**Information provided**
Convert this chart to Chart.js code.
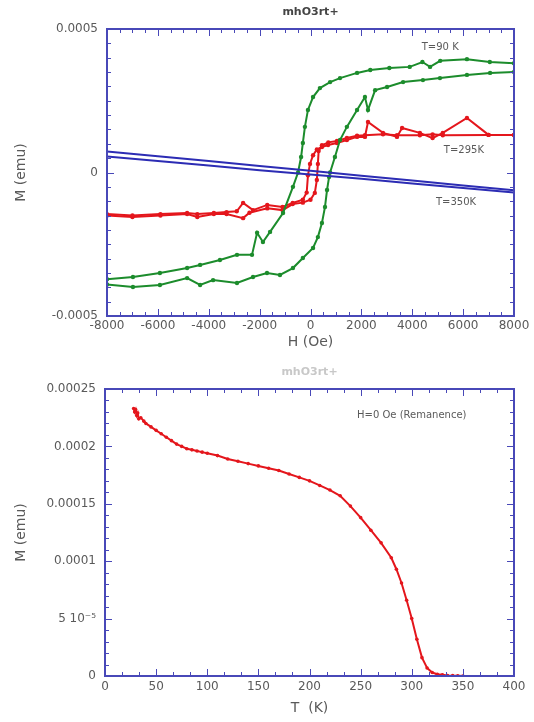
---
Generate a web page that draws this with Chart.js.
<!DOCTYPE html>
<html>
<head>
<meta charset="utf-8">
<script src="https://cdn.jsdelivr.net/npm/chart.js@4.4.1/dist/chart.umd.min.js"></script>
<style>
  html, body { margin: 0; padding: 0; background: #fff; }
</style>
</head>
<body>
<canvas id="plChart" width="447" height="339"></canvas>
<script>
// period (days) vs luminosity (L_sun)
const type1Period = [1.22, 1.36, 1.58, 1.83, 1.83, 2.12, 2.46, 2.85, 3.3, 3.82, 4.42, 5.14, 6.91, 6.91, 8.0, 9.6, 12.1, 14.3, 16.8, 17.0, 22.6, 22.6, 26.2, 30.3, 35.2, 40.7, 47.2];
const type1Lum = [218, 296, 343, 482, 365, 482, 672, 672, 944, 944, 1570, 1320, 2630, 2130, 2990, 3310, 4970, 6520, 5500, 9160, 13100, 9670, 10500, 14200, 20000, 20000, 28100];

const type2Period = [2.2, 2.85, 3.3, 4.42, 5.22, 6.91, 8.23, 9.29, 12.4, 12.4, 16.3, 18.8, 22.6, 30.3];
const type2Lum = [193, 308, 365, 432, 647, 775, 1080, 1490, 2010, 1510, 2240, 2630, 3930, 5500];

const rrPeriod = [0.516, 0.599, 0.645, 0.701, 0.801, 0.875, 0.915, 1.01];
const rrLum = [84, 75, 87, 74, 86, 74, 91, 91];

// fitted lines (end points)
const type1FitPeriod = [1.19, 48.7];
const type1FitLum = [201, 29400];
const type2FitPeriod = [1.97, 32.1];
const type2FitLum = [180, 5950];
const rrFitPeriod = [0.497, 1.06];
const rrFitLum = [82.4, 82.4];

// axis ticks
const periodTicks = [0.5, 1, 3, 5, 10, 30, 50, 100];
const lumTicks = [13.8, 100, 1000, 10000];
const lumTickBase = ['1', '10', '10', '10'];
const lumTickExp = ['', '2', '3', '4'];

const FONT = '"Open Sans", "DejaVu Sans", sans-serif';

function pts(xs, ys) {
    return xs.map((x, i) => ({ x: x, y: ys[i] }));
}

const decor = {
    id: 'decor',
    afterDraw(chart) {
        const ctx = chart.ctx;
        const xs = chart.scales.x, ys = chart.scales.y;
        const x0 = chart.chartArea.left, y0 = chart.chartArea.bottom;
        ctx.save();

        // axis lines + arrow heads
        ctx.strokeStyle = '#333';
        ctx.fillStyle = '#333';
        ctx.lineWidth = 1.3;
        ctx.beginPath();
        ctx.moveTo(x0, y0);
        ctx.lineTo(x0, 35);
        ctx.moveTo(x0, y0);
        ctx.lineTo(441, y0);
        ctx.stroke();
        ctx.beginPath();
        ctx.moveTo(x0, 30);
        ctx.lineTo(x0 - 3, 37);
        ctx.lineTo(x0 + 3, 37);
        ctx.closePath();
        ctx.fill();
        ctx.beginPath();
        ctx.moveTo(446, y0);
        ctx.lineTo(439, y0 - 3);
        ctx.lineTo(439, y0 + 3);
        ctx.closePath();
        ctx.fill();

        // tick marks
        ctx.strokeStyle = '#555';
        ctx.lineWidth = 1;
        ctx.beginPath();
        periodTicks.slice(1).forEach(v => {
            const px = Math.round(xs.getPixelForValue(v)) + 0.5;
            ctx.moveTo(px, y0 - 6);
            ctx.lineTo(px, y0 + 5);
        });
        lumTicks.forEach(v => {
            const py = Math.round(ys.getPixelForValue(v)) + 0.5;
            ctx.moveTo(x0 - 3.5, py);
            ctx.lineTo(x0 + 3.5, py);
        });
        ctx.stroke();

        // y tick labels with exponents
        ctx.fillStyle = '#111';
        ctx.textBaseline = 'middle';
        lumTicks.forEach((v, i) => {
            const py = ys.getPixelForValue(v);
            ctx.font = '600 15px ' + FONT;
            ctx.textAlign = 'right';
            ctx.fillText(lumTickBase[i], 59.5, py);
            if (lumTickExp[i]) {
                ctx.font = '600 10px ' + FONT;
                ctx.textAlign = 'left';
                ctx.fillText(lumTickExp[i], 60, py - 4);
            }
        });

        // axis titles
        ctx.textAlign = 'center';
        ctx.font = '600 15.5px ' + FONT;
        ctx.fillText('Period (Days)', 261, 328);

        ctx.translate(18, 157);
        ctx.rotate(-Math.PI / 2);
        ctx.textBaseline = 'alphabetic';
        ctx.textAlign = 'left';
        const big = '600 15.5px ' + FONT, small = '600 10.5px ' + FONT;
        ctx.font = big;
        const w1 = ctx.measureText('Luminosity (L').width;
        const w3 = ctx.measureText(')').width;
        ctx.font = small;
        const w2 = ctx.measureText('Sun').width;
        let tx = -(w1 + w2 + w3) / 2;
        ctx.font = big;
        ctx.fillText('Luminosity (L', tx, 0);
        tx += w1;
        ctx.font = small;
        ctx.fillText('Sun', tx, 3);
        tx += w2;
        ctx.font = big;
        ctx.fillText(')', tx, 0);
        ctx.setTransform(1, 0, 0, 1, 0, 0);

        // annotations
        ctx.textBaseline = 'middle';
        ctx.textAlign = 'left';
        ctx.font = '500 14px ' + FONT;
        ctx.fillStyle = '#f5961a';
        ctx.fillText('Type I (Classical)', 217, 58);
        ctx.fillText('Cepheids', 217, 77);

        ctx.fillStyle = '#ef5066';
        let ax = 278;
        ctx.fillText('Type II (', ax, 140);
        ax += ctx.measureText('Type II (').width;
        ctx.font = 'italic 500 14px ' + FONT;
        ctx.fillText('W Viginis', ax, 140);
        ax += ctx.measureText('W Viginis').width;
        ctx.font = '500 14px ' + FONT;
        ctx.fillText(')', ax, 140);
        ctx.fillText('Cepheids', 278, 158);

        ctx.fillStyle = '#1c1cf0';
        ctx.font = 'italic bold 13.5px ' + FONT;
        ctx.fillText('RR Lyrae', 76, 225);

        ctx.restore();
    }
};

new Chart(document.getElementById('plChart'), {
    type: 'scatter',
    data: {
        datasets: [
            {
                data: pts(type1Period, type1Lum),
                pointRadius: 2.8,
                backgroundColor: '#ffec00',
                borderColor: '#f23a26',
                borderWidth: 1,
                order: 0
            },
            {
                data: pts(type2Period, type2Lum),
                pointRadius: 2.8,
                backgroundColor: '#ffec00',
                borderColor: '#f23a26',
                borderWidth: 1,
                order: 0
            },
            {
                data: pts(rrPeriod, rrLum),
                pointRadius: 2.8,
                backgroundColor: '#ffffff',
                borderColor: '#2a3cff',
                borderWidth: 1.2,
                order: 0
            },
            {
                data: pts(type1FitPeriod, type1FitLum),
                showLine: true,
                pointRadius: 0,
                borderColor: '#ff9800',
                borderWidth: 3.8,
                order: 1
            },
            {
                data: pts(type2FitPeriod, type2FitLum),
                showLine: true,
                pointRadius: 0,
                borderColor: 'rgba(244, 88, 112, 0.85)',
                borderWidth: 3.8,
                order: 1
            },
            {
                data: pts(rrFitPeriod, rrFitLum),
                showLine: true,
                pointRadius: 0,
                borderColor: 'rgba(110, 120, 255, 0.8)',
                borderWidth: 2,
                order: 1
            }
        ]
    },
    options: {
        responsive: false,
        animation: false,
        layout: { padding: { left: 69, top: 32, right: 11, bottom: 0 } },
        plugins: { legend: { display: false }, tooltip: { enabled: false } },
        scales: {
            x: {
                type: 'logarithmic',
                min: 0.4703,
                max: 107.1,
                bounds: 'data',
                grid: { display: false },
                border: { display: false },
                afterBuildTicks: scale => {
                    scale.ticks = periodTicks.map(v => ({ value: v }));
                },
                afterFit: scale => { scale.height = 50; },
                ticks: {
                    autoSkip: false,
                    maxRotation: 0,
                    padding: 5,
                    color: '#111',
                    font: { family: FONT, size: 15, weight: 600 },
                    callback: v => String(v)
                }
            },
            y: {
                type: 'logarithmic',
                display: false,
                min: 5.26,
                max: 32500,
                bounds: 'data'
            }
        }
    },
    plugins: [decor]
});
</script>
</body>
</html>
...
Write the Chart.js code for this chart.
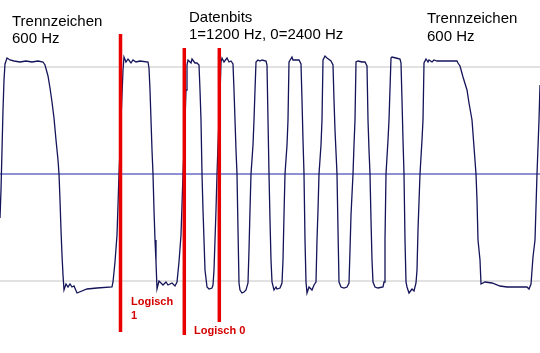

**Task instructions**
Your task is to give again the lines from the one containing "Generate a web" to the one containing "2630, 3930, 5500];", both lines included, exactly and without anything added.

**Problem solution**
Generate a web page that draws this with Chart.js.
<!DOCTYPE html>
<html>
<head>
<meta charset="utf-8">
<script src="https://cdn.jsdelivr.net/npm/chart.js@4.4.1/dist/chart.umd.min.js"></script>
<style>
  html, body { margin: 0; padding: 0; background: #fff; }
</style>
</head>
<body>
<canvas id="plChart" width="447" height="339"></canvas>
<script>
// period (days) vs luminosity (L_sun)
const type1Period = [1.22, 1.36, 1.58, 1.83, 1.83, 2.12, 2.46, 2.85, 3.3, 3.82, 4.42, 5.14, 6.91, 6.91, 8.0, 9.6, 12.1, 14.3, 16.8, 17.0, 22.6, 22.6, 26.2, 30.3, 35.2, 40.7, 47.2];
const type1Lum = [218, 296, 343, 482, 365, 482, 672, 672, 944, 944, 1570, 1320, 2630, 2130, 2990, 3310, 4970, 6520, 5500, 9160, 13100, 9670, 10500, 14200, 20000, 20000, 28100];

const type2Period = [2.2, 2.85, 3.3, 4.42, 5.22, 6.91, 8.23, 9.29, 12.4, 12.4, 16.3, 18.8, 22.6, 30.3];
const type2Lum = [193, 308, 365, 432, 647, 775, 1080, 1490, 2010, 1510, 2240, 2630, 3930, 5500];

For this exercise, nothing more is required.